Given request: Retype exactly the lines from the line containing "Clone this chart in Apache ECharts." through the line containing "const catBiomass = [243, 246, 202, 176, 94, 48.6, 28.1, 23.5];", both included, and nothing more; skip the pictures.

Supplied material:
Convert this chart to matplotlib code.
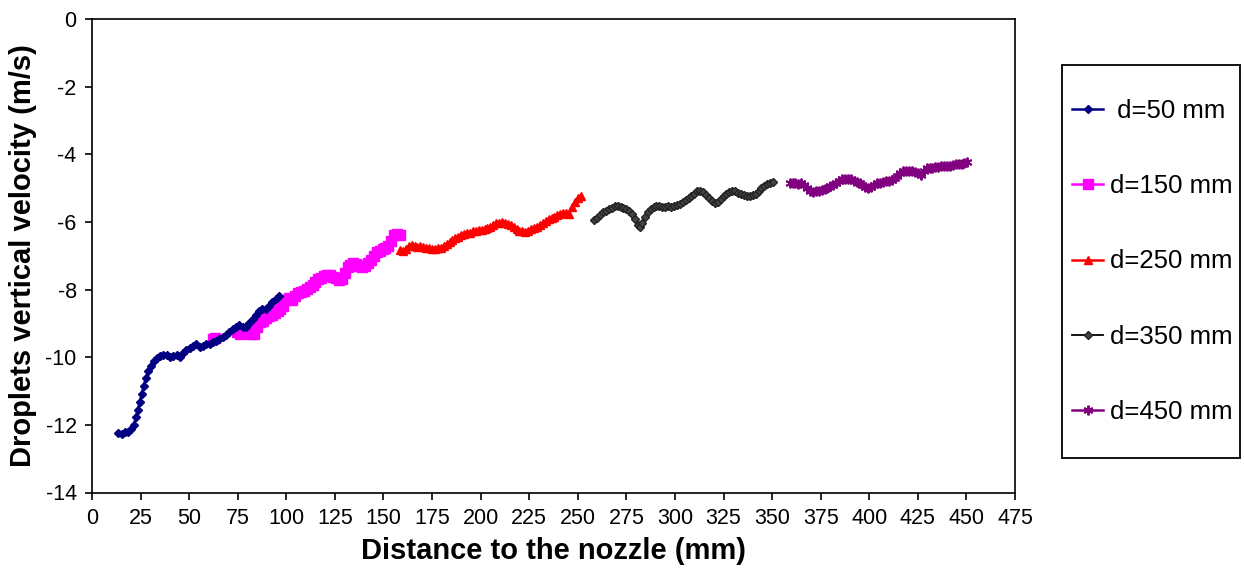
import numpy as np
import matplotlib
matplotlib.use("Agg")
import matplotlib.pyplot as plt
from matplotlib.patches import Rectangle

plt.rcParams["font.family"] = ["Liberation Sans", "DejaVu Sans"]
plt.rcParams["axes.unicode_minus"] = False

# d = 50 mm
x50 = [13.5, 15.2, 16.9, 18.6, 20.3, 21.5, 22.6, 23.6, 24.6, 25.6, 26.6, 27.7, 28.9,
       30.3, 31.8, 33.3, 35.0, 36.7, 38.4, 40.1, 41.8, 43.5, 45.2, 46.9, 48.6, 50.3,
       52.0, 53.7, 55.4, 57.1, 58.8, 60.5, 62.2, 63.9, 65.6, 67.3, 69.0, 70.7, 72.4,
       74.1, 75.8, 77.5, 79.2, 80.9, 82.6, 84.3, 86.0, 87.7, 89.4, 91.1, 92.8, 94.5, 96.2]
v50 = [-12.25, -12.27, -12.22, -12.22, -12.12, -12.00, -11.78, -11.55, -11.32, -11.08,
       -10.85, -10.62, -10.42, -10.25, -10.10, -10.02, -9.95, -9.92, -9.93, -9.98, -9.96,
       -9.93, -9.98, -9.88, -9.80, -9.74, -9.66, -9.62, -9.70, -9.66, -9.60, -9.62, -9.56,
       -9.52, -9.47, -9.40, -9.35, -9.26, -9.16, -9.10, -9.06, -9.10, -9.12, -9.00, -8.88,
       -8.74, -8.64, -8.58, -8.56, -8.48, -8.38, -8.28, -8.18]

# d = 150 mm
x150 = [62.2, 63.2, 74.5, 76.0, 77.5, 79.0, 80.5, 82.0, 83.5, 85.0, 86.5, 88.0, 89.5,
        91.0, 92.5, 94.0, 95.5, 97.0, 98.5, 100.0, 101.5, 103.0, 104.5, 106.0, 107.5,
        109.0, 110.5, 112.0, 113.5, 115.0, 116.5, 118.0, 119.5, 121.0, 122.5, 124.0,
        125.5, 127.0, 128.5, 130.0, 131.5, 133.0, 134.5, 136.0, 137.5, 139.0, 140.5,
        142.0, 143.5, 145.0, 146.5, 148.0, 149.5, 151.0, 152.5, 154.0, 155.5, 157.0, 158.5]
v150 = [-9.45, -9.42, -9.25, -9.30, -9.28, -9.22, -9.28, -9.32, -9.30, -9.10, -8.96,
        -8.92, -8.85, -8.78, -8.74, -8.70, -8.62, -8.56, -8.50, -8.32, -8.25, -8.30,
        -8.18, -8.10, -8.07, -8.04, -7.98, -7.92, -7.86, -7.78, -7.70, -7.66, -7.60,
        -7.56, -7.58, -7.62, -7.66, -7.72, -7.68, -7.50, -7.32, -7.26, -7.20, -7.24,
        -7.30, -7.34, -7.30, -7.20, -7.12, -7.00, -6.90, -6.86, -6.80, -6.76, -6.72,
        -6.55, -6.40, -6.36, -6.38]

# d = 250 mm
x250 = [158.5, 160.0, 161.5, 163.0, 164.5, 166.0, 167.5, 169.0, 170.5, 172.0, 173.5,
        175.0, 176.5, 178.0, 179.5, 181.0, 182.5, 184.0, 185.5, 187.0, 188.5, 190.0,
        191.5, 193.0, 194.5, 196.0, 197.5, 199.0, 200.5, 202.0, 203.5, 205.0, 206.5,
        208.0, 209.5, 211.0, 212.5, 214.0, 215.5, 217.0, 218.5, 220.0, 221.5, 223.0,
        224.5, 226.0, 227.5, 229.0, 230.5, 232.0, 233.5, 235.0, 236.5, 238.0, 239.5,
        241.0, 242.5, 244.0, 245.5, 247.0, 248.5, 250.0, 251.5]
v250 = [-6.82, -6.86, -6.80, -6.72, -6.68, -6.70, -6.74, -6.72, -6.74, -6.76, -6.78,
        -6.80, -6.80, -6.78, -6.76, -6.72, -6.66, -6.60, -6.54, -6.48, -6.44, -6.40,
        -6.36, -6.34, -6.32, -6.28, -6.26, -6.24, -6.24, -6.22, -6.18, -6.14, -6.08,
        -6.04, -6.02, -6.00, -6.04, -6.06, -6.10, -6.16, -6.22, -6.26, -6.28, -6.30,
        -6.26, -6.22, -6.18, -6.14, -6.10, -6.04, -5.98, -5.92, -5.88, -5.84, -5.80,
        -5.76, -5.74, -5.74, -5.76, -5.56, -5.40, -5.30, -5.22]

# d = 350 mm
x350 = [258.5, 260.0, 261.5, 263.0, 264.5, 266.0, 267.5, 269.0, 270.5, 272.0, 273.5,
        275.0, 276.5, 278.0, 279.5, 281.0, 282.0, 283.0, 284.5, 286.0, 287.5, 289.0,
        290.5, 292.0, 293.5, 295.0, 296.5, 298.0, 299.5, 301.0, 302.5, 304.0, 305.5,
        307.0, 308.5, 310.0, 311.5, 313.0, 314.5, 316.0, 317.5, 319.0, 320.5, 322.0,
        323.5, 325.0, 326.5, 328.0, 329.5, 331.0, 332.5, 334.0, 335.5, 337.0, 338.5,
        340.0, 341.5, 343.0, 344.5, 346.0, 347.5, 349.0, 350.5]
v350 = [-5.95, -5.88, -5.80, -5.72, -5.68, -5.62, -5.58, -5.54, -5.52, -5.56, -5.60,
        -5.62, -5.68, -5.78, -5.92, -6.08, -6.14, -6.04, -5.86, -5.72, -5.62, -5.56,
        -5.52, -5.52, -5.56, -5.56, -5.54, -5.55, -5.52, -5.50, -5.46, -5.40, -5.34,
        -5.28, -5.22, -5.16, -5.10, -5.08, -5.12, -5.20, -5.30, -5.38, -5.44, -5.40,
        -5.32, -5.24, -5.18, -5.12, -5.08, -5.10, -5.14, -5.16, -5.20, -5.24, -5.24,
        -5.20, -5.16, -5.08, -5.00, -4.94, -4.88, -4.84, -4.82]

# d = 450 mm
x450 = [359.0, 360.5, 362.0, 363.5, 365.0, 366.5, 368.0, 369.5, 371.0, 372.5, 374.0,
        375.5, 377.0, 378.5, 380.0, 381.5, 383.0, 384.5, 386.0, 387.5, 389.0, 390.5,
        392.0, 393.5, 395.0, 396.5, 398.0, 399.5, 401.0, 402.5, 404.0, 405.5, 407.0,
        408.5, 410.0, 411.5, 413.0, 414.5, 416.0, 417.5, 419.0, 420.5, 422.0, 423.5,
        425.0, 426.5, 428.0, 429.5, 431.0, 432.5, 434.0, 435.5, 437.0, 438.5, 440.0,
        441.5, 443.0, 444.5, 446.0, 447.5, 449.0, 450.5]
v450 = [-4.86, -4.84, -4.86, -4.88, -4.86, -4.92, -5.00, -5.08, -5.12, -5.10, -5.08,
        -5.06, -5.04, -5.00, -4.94, -4.90, -4.84, -4.78, -4.74, -4.72, -4.72, -4.74,
        -4.78, -4.82, -4.86, -4.90, -4.96, -5.00, -4.96, -4.90, -4.86, -4.84, -4.82,
        -4.80, -4.80, -4.76, -4.70, -4.64, -4.56, -4.50, -4.48, -4.50, -4.48, -4.52,
        -4.56, -4.60, -4.50, -4.42, -4.40, -4.40, -4.38, -4.38, -4.36, -4.36, -4.34,
        -4.34, -4.32, -4.30, -4.30, -4.28, -4.26, -4.22]

W, H = 1244, 579
fig = plt.figure(figsize=(W / 100, H / 100), dpi=100)
ax = fig.add_axes([92 / W, 1 - 492.5 / H, (1015 - 92) / W, (492.5 - 19) / H])

ax.plot(x150, v150, color="#FF00FF", marker="s", ms=6.5, lw=1.8, label="d=150 mm", zorder=2)
ax.plot(x50, v50, color="#000080", marker="D", ms=4.3, lw=1.8, label=" d=50 mm", zorder=3)
ax.plot(x250, v250, color="#FF0000", marker="^", ms=6, lw=1.8, label="d=250 mm", zorder=2)
ax.plot(x350, v350, color="#000000", marker="D", ms=4, lw=1.3, mfc="#444444",
        mec="#222222", label="d=350 mm", zorder=2)
ax.plot(x450, v450, color="#800080", marker=(6, 2, 0), ms=7, mew=1.4, lw=1.8,
        label="d=450 mm", zorder=2)

ax.set_xlim(0, 475)
ax.set_ylim(-14, 0)
ax.set_xticks(np.arange(0, 476, 25))
ax.set_yticks(np.arange(-14, 1, 2))
for s in ax.spines.values():
    s.set_linewidth(1.2)
ax.tick_params(direction="out", length=5, width=1.2, labelsize=15.5, pad=6)
ax.set_xlabel("Distance to the nozzle (mm)", fontsize=21, fontweight="bold", labelpad=6)
ax.set_ylabel("Droplets vertical velocity (m/s)", fontsize=21, fontweight="bold", labelpad=6)

# legend box drawn separately so its padding can differ from the entries
fig.patches.append(Rectangle((1062 / W, 1 - 458 / H), (1240 - 1062) / W, (458 - 65) / H,
                             transform=fig.transFigure, fill=False, ec="black", lw=1.3))

h, l = ax.get_legend_handles_labels()
order = [1, 0, 2, 3, 4]
leg = fig.legend([h[i] for i in order], [l[i] for i in order],
                 loc="center", bbox_to_anchor=(1152.5 / W, 1 - 261.5 / H),
                 bbox_transform=fig.transFigure,
                 fontsize=18.5, frameon=False, borderaxespad=0, borderpad=0,
                 labelspacing=2.0, handlelength=1.2, handletextpad=0.28)

fig.savefig("out.png", dpi=100)
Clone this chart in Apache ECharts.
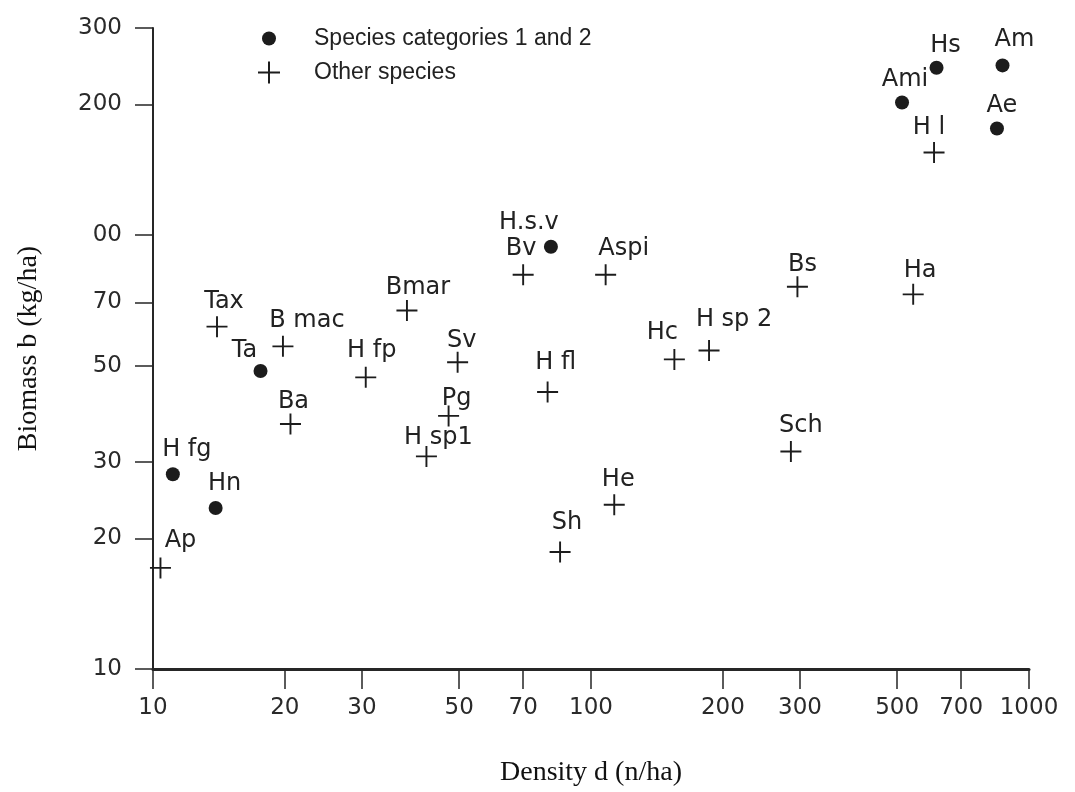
<!DOCTYPE html>
<html>
<head>
<meta charset="utf-8">
<title>Biomass vs density</title>
<script src="https://cdn.jsdelivr.net/npm/echarts@6/dist/echarts.min.js"></script>
<style>
  html, body { margin: 0; padding: 0; background: #ffffff; }
  #chart { width: 1075px; height: 792px; }
</style>
</head>
<body>
<div id="chart"></div>
<script>
// Species in categories 1 and 2 (filled dots)
const catNames   = ['Hs', 'Am', 'Ami', 'Ae', 'H.s.v', 'Ta', 'H fg', 'Hn'];
const catDensity = [615, 870, 513, 845, 81, 17.6, 11.1, 13.9];
const catBiomass = [243, 246, 202, 176, 94, 48.6, 28.1, 23.5];

// Other species (crosses)
const otherNames   = ['H l', 'Bv', 'Aspi', 'Bs', 'Ha', 'Bmar', 'Tax', 'B mac', 'H sp 2', 'Hc',
                      'Sv', 'H fp', 'H fl', 'Pg', 'Ba', 'Sch', 'H sp1', 'He', 'Sh', 'Ap'];
const otherDensity = [607, 70, 108, 296, 544, 38, 14, 19.8, 186, 155,
                      49.6, 30.6, 79.6, 47.3, 20.6, 286, 42.1, 113, 85, 10.4];
const otherBiomass = [155, 81, 81, 76, 73, 67, 61.5, 55.4, 54.2, 51.7,
                      50.9, 47, 43.5, 38.3, 36.7, 31.7, 30.9, 23.9, 18.6, 17.1];

// Axis ticks
const xTickValues = [10, 20, 30, 50, 70, 100, 200, 300, 500, 700, 1000];
const xTickLabels = ['10', '20', '30', '50', '70', '100', '200', '300', '500', '700', '1000'];
const yTickValues = [10, 20, 30, 50, 70, 100, 200, 300];
const yTickLabels = ['10', '20', '30', '50', '70', '00', '200', '300'];

const seriesNames = ['Species categories 1 and 2', 'Other species'];

// Where each name tag sits relative to its mark (px)
const tagShift = {
  'Hs': [9, -22], 'Am': [12, -26], 'Ami': [3, -23], 'Ae': [5, -23], 'H l': [-5, -25],
  'H.s.v': [-22, -24], 'Bv': [-2, -26], 'Aspi': [18, -26], 'Tax': [7, -25], 'B mac': [24, -26],
  'Ta': [-16, -20], 'H fp': [6, -27], 'Ba': [3, -22], 'Bmar': [11, -23], 'Sv': [4, -22],
  'Pg': [8, -17], 'H sp1': [12, -19], 'H fl': [8, -29], 'Bs': [5, -22], 'Ha': [7, -24],
  'H sp 2': [25, -31], 'Hc': [-12, -27], 'Sch': [10, -26], 'H fg': [14, -25], 'Hn': [9, -24],
  'Ap': [20, -27], 'He': [4, -25], 'Sh': [7, -29]
};

const INK = '#1c1c1c';
const CROSS = 'path://M0,10H22V12H0Z M10,0H12V22H10Z';
const DOT_ICON = 'path://M0,0 M22,22 M4,11 a7,7 0 1,0 14,0 a7,7 0 1,0 -14,0 Z';

function buildPoints(names, xs, ys) {
  return names.map(function (n, i) {
    return {
      name: n,
      value: [xs[i], ys[i]],
      label: { offset: tagShift[n] || [6, -24] }
    };
  });
}

function tickFormatter(values, labels) {
  return function (v) {
    for (let i = 0; i < values.length; i++) {
      if (Math.abs(values[i] - v) < 1e-6 * values[i]) return labels[i];
    }
    return '';
  };
}

const tagLabel = {
  show: true,
  position: 'inside',
  formatter: '{b}',
  color: '#222',
  fontFamily: 'DejaVu Sans',
  fontSize: 24
};

const chart = echarts.init(document.getElementById('chart'), null, { renderer: 'canvas' });

chart.setOption({
  backgroundColor: '#ffffff',
  animation: false,
  grid: { left: 153, right: 46, top: 28, bottom: 122, containLabel: false },
  legend: {
    orient: 'vertical',
    left: 253,
    top: 22,
    itemWidth: 80,
    itemHeight: 22,
    itemGap: 11,
    selectedMode: false,
    textStyle: { fontFamily: 'Liberation Sans', fontSize: 23, color: '#222' },
    data: [
      { name: seriesNames[0], icon: DOT_ICON },
      { name: seriesNames[1], icon: CROSS }
    ]
  },
  xAxis: {
    type: 'log',
    logBase: 10,
    min: 10,
    max: 1000,
    name: 'Density d (n/ha)',
    nameLocation: 'middle',
    nameGap: 90,
    nameTextStyle: { fontFamily: 'Liberation Serif', fontSize: 28, color: '#111' },
    axisLine: { lineStyle: { color: '#262626', width: 3 } },
    axisTick: {
      customValues: xTickValues,
      length: 20,
      lineStyle: { color: '#262626', width: 1.5 }
    },
    axisLabel: {
      customValues: xTickValues,
      formatter: tickFormatter(xTickValues, xTickLabels),
      margin: 28,
      fontFamily: 'DejaVu Sans',
      fontSize: 23,
      color: '#2a2a2a'
    },
    splitLine: { show: false },
    minorTick: { show: false }
  },
  yAxis: {
    type: 'log',
    logBase: 10,
    min: 10,
    max: 300,
    name: 'Biomass b (kg/ha)',
    nameLocation: 'middle',
    nameRotate: 90,
    nameGap: 110,
    nameTextStyle: { fontFamily: 'Liberation Serif', fontSize: 28, color: '#111' },
    axisLine: { lineStyle: { color: '#262626', width: 2 } },
    axisTick: {
      customValues: yTickValues,
      length: 18,
      lineStyle: { color: '#262626', width: 1.5 }
    },
    axisLabel: {
      customValues: yTickValues,
      formatter: tickFormatter(yTickValues, yTickLabels),
      margin: 31,
      fontFamily: 'DejaVu Sans',
      fontSize: 23,
      color: '#2a2a2a'
    },
    splitLine: { show: false },
    minorTick: { show: false }
  },
  series: [
    {
      name: seriesNames[0],
      type: 'scatter',
      symbol: 'circle',
      symbolSize: 14,
      clip: false,
      itemStyle: { color: INK, opacity: 1 },
      label: tagLabel,
      data: buildPoints(catNames, catDensity, catBiomass)
    },
    {
      name: seriesNames[1],
      type: 'scatter',
      symbol: CROSS,
      symbolSize: 21,
      symbolKeepAspect: true,
      clip: false,
      itemStyle: { color: INK, opacity: 1 },
      label: tagLabel,
      data: buildPoints(otherNames, otherDensity, otherBiomass)
    }
  ]
});
</script>
</body>
</html>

Full response:
Clone this chart in Apache ECharts.
<!DOCTYPE html>
<html>
<head>
<meta charset="utf-8">
<title>Biomass vs density</title>
<script src="https://cdn.jsdelivr.net/npm/echarts@6/dist/echarts.min.js"></script>
<style>
  html, body { margin: 0; padding: 0; background: #ffffff; }
  #chart { width: 1075px; height: 792px; }
</style>
</head>
<body>
<div id="chart"></div>
<script>
// Species in categories 1 and 2 (filled dots)
const catNames   = ['Hs', 'Am', 'Ami', 'Ae', 'H.s.v', 'Ta', 'H fg', 'Hn'];
const catDensity = [615, 870, 513, 845, 81, 17.6, 11.1, 13.9];
const catBiomass = [243, 246, 202, 176, 94, 48.6, 28.1, 23.5];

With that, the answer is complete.